Citation: Christian, Jessica, et al. "A lattice model for condensation in Levin-Wen systems." Journal of High Energy Physics 2023.9 (2023): 1-56.
Web: https://arxiv.org/abs/2303.04711
Tags: Modular-tensor-categories, Kitaev-quantum-double, SPT/SETs
In this paper the authors give a generalized Levin-Wen model in which condensation by a condensable algebra can be performed by tuning a parameter. The model works as follows. First, you add a dangling edge to each vertex which label by the underlying object "A" of the condensable algebra. To each vertex you assign the Hilbert space of possible fusion channels from the "real-space" objects to the dangling edge. There are terms you can add to the Hamiltonian to get the Z(C) phase, and there are terms you can add to get the condensed Z(C)^loc_A phase. The terms you add to get the Z(C) phase are projectors onto the space where the vertex term factors through the unit 1->A. The terms you add to get the Z(C)_A^loc phase are projectors onto adjacent vertices, where you apply the m^dagger \circ m projector associated to the multiplication map "m" on the algebra. Tuning between these two choices of additional Hamiltonian terms, you can enact condensation. Importantly, all of the terms commute so this is a commuting projector model the whole way through.
This paper reminds me a lot of
> Chang, Liang, et al. "On enriching the Levin-Wen model with symmetry." Journal of Physics A: Mathematical and Theoretical 48.12 (2015): 12FT01.
The idea is similar - by adding additional degrees of freedom to a lattice model which doesn't necessarily change the phase, you can use those additional degrees of freedom to naturally perform some action on the phase (such as condensing an algebra or realizing a symmetry).

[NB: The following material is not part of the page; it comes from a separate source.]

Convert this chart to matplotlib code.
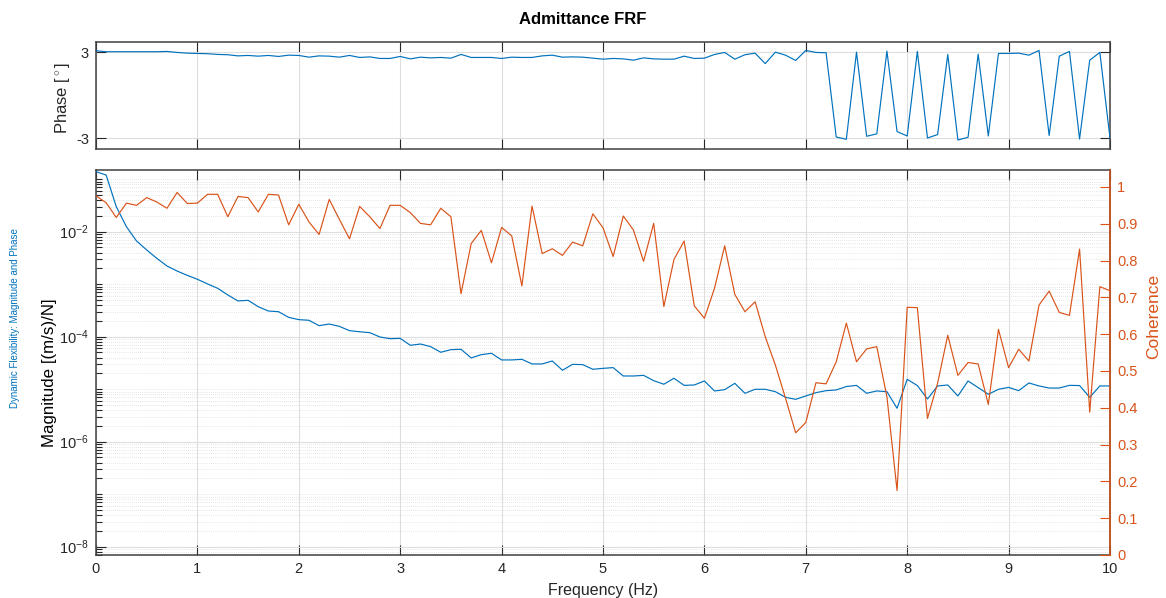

A similar idea is used in
> Hu, Yuting, Nathan Geer, and Yong-Shi Wu. "Full dyon excitation spectrum in extended Levin-Wen models." Physical Review B 97.19 (2018): 195154.
where dangling edges are used to make "dyons" (charge-flux composites) easier to work with. Apparently this previous dyon work was a big inspiration for the present work.
Another thing to note. There's an earlier work (which the authors of the present work were not aware of) which showed how to perform abelian anyon condensation in the Levin-Wen model:
> Lin, Chien-Hung, and Fiona J. Burnell. "Anyon condensation in string-net models." Physical Review B 110.11 (2024): 115127.